The second day of SHRM’s Employment Law & Legislative Conference featured a morning talk by Sallie Krawcheck, a former high-profile Wall Street executive who’s now the chair of Ellevate, a New York-based mentoring network for women (formerly known as 85 Broads).

In describing her experiences as one of the few female leaders in an industry that continues to be dominated by white males, Krawcheck paid tribute to HR. “The first young man I had to fire threatened to kill me,” she said. “He said he would hunt me down in a dark alley. The second young man I had to fire insisted that I was doing so because I was actually in love with him. He suggested that I put him up in a love nest. So, I have a great deal of respect for what you in HR have to deal with.”

She also offered her own take on what led to the financial meltdown of 2008: “I don’t think it was greed so much as groupthink,” she said. “And what breaks groupthink?

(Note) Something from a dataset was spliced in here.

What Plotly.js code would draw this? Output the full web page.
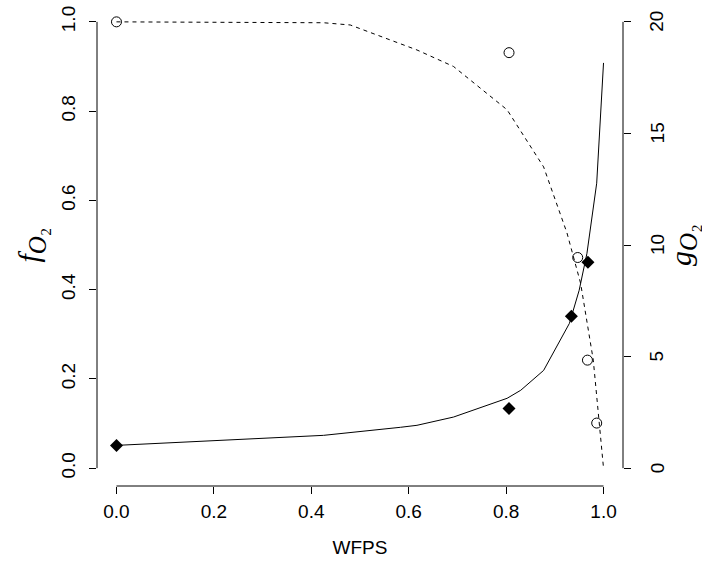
<!DOCTYPE html>
<html>
<head>
<meta charset="utf-8">
<script src="https://cdn.plot.ly/plotly-3.0.1.min.js"></script>
<style>html,body{margin:0;padding:0;background:#fff;}#chart{width:702px;height:562px;}</style>
</head>
<body>
<div id="chart"></div>
<script>
// Model curve for f_O2 (left axis, dashed)
var fCurveX = [0, 0.21, 0.425, 0.48, 0.542, 0.617, 0.692, 0.802, 0.877, 0.925, 0.953, 0.979, 1.0];
var fCurveY = [1.0, 0.999, 0.998, 0.993, 0.967, 0.937, 0.90, 0.803, 0.675, 0.527, 0.414, 0.242, 0.0];
// Model curve for g_O2 (right axis, solid)
var gCurveX = [0, 0.425, 0.583, 0.617, 0.692, 0.802, 0.83, 0.877, 0.93, 0.95, 0.966, 0.986, 1.0];
var gCurveY = [1.02, 1.47, 1.83, 1.92, 2.29, 3.13, 3.49, 4.38, 6.49, 7.97, 9.63, 12.77, 18.16];
// Observations
var fObsX = [0, 0.806, 0.947, 0.967, 0.986];
var fObsY = [1.0, 0.931, 0.472, 0.242, 0.101];
var gObsX = [0, 0.806, 0.934, 0.968];
var gObsY = [1.02, 2.67, 6.81, 9.23];
// Tick labels
var xTicks = [0, 0.2, 0.4, 0.6, 0.8, 1.0];
var xTickText = ["0.0", "0.2", "0.4", "0.6", "0.8", "1.0"];
var yTicks = [0, 0.2, 0.4, 0.6, 0.8, 1.0];
var yTickText = ["0.0", "0.2", "0.4", "0.6", "0.8", "1.0"];
var y2Ticks = [0, 5, 10, 15, 20];
var y2TickText = ["0", "5", "10", "15", "20"];

var traces = [
  {x: fCurveX, y: fCurveY, type: 'scatter', mode: 'lines', yaxis: 'y',
   line: {color: '#000', width: 1, dash: '4px,4px'}, hoverinfo: 'skip'},
  {x: gCurveX, y: gCurveY, type: 'scatter', mode: 'lines', yaxis: 'y2',
   line: {color: '#000', width: 1}, hoverinfo: 'skip'},
  {x: fObsX, y: fObsY, type: 'scatter', mode: 'markers', yaxis: 'y',
   marker: {symbol: 'circle-open', size: 10, color: '#000', line: {width: 1, color: '#000'}}},
  {x: gObsX, y: gObsY, type: 'scatter', mode: 'markers', yaxis: 'y2',
   marker: {symbol: 'diamond', size: 10, color: '#000', line: {width: 0}}}
];

var sans = 'Liberation Sans, Arial, sans-serif';
var tickFont = {family: sans, size: 19, color: '#000'};
var mathFont = {family: 'Liberation Serif, DejaVu Serif, serif', size: 30, color: '#000'};

// Right-axis tick labels placed with the y2 scale (rotated like R's side-4 labels)
var y2Labels = y2Ticks.map(function (v, i) {
  return {xref: 'paper', x: 1, yref: 'y2', y: v, text: y2TickText[i],
          showarrow: false, textangle: -90, xanchor: 'center', yanchor: 'middle',
          xshift: 34, font: tickFont};
});

var layout = {
  width: 702, height: 562,
  paper_bgcolor: '#fff', plot_bgcolor: '#fff',
  showlegend: false,
  margin: {l: 97, r: 79, t: 4, b: 76, pad: 0},
  xaxis: {
    range: [-0.04, 1.04],
    tickvals: xTicks, ticktext: xTickText,
    ticks: 'outside', ticklen: 7, tickwidth: 1, tickcolor: '#000',
    ticklabelstandoff: 1,
    showline: false, showgrid: false, zeroline: false,
    tickfont: tickFont,
    title: {text: 'WFPS', font: {family: sans, size: 19, color: '#000'}, standoff: 19}
  },
  yaxis: {
    range: [-0.04, 1.04],
    tickvals: yTicks, ticktext: yTickText, tickangle: -90,
    ticks: 'outside', ticklen: 7, tickwidth: 1, tickcolor: '#000',
    ticklabelstandoff: 6,
    showline: false, showgrid: false, zeroline: false,
    tickfont: tickFont,
    title: {text: '<i>f</i><sub><span style="font-size:25px"><i>O</i>\u2082</span></sub>', font: mathFont, standoff: 9}
  },
  yaxis2: {
    range: [-0.8, 20.8], overlaying: 'y', side: 'right', anchor: 'x',
    tickvals: y2Ticks, showticklabels: false,
    ticks: 'outside', ticklen: 7, tickwidth: 1, tickcolor: '#000',
    showline: false, showgrid: false, zeroline: false,
    title: {text: '<i>g</i><sub><span style="font-size:25px"><i>O</i>\u2082</span></sub>', font: mathFont, standoff: 56}
  },
  annotations: y2Labels,
  shapes: [
    {type: 'line', xref: 'x', yref: 'paper', x0: 0, x1: 1, y0: 0, y1: 0, line: {color: '#000', width: 1}},
    {type: 'line', xref: 'paper', yref: 'y', x0: 0, x1: 0, y0: 0, y1: 1, line: {color: '#000', width: 1}},
    {type: 'line', xref: 'paper', yref: 'y2', x0: 1, x1: 1, y0: 0, y1: 20, line: {color: '#000', width: 1}}
  ]
};

Plotly.newPlot('chart', traces, layout, {displayModeBar: false, staticPlot: true});
</script>
</body>
</html>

Diversity of thought.”

Krawcheck called on HR to “keep us honest, give us training on this, encourage us to have those courageous conversations where we say, ‘Dave, you interrupted Susie five times during her presentation, but you didn’t interrupt Bill once during his.’ ”

Companies today suffer from a surplus of mentoring opportunities for women but a deficit of sponsoring programs, she said, in which executives actively advocate for women in their careers. “Some companies are actually replacing their mentoring programs with sponsoring programs.”

Companies can demonstrate their commitment to diversity by making it a key developmental milestone, said Krawcheck. “Here’s a thought: Give responsibility for diversity to a high-potential white guy.”

Later on that day, a breakout session featured two board members from the National Labor Relations Board, who sought to explain the Board’s reasoning on controversial matters such as so-called “ambush elections” rule regarding union-certification elections.

“I’m told the best part of the new rule starts on page 500, where [Harry] Johnson and I write our dissent,” said Philip Miscimarra, who is — along with Johnson — one of the two Republican appointees to the five-member Board.

He and Johnson disagreed with the new elections rule on a number of different issues, particularly its dramatic compression of the time allowed between when a union files a certification petition and the election. “The [National Labor Relations Act] is silent with respect to timing,” said Miscimarra. “How fast is too fast, or how slow is too slow — it is silent on those issues.” He noted that both houses of Congress have passed a “resolution of disapproval” of the new rule — a resolution that could potentially nullify the rule should a Republican win the next presidential election and sign the resolution into law.

One of the most contentious issues the Board continues to wrestle with, said Miscimarra, is the extent to which companies have the right to restrict concerted activities by employees that could be considered as “disrespectful, discourteous or insubordinate.”

“Employers have been surprised to learn that rules they have in place for a good reason — rules that require employees to show courtesy and respect — are unlawful under our statute,” he said.  “I do hope the Board can do a better job of devising a standard in this area that people will find helpful.”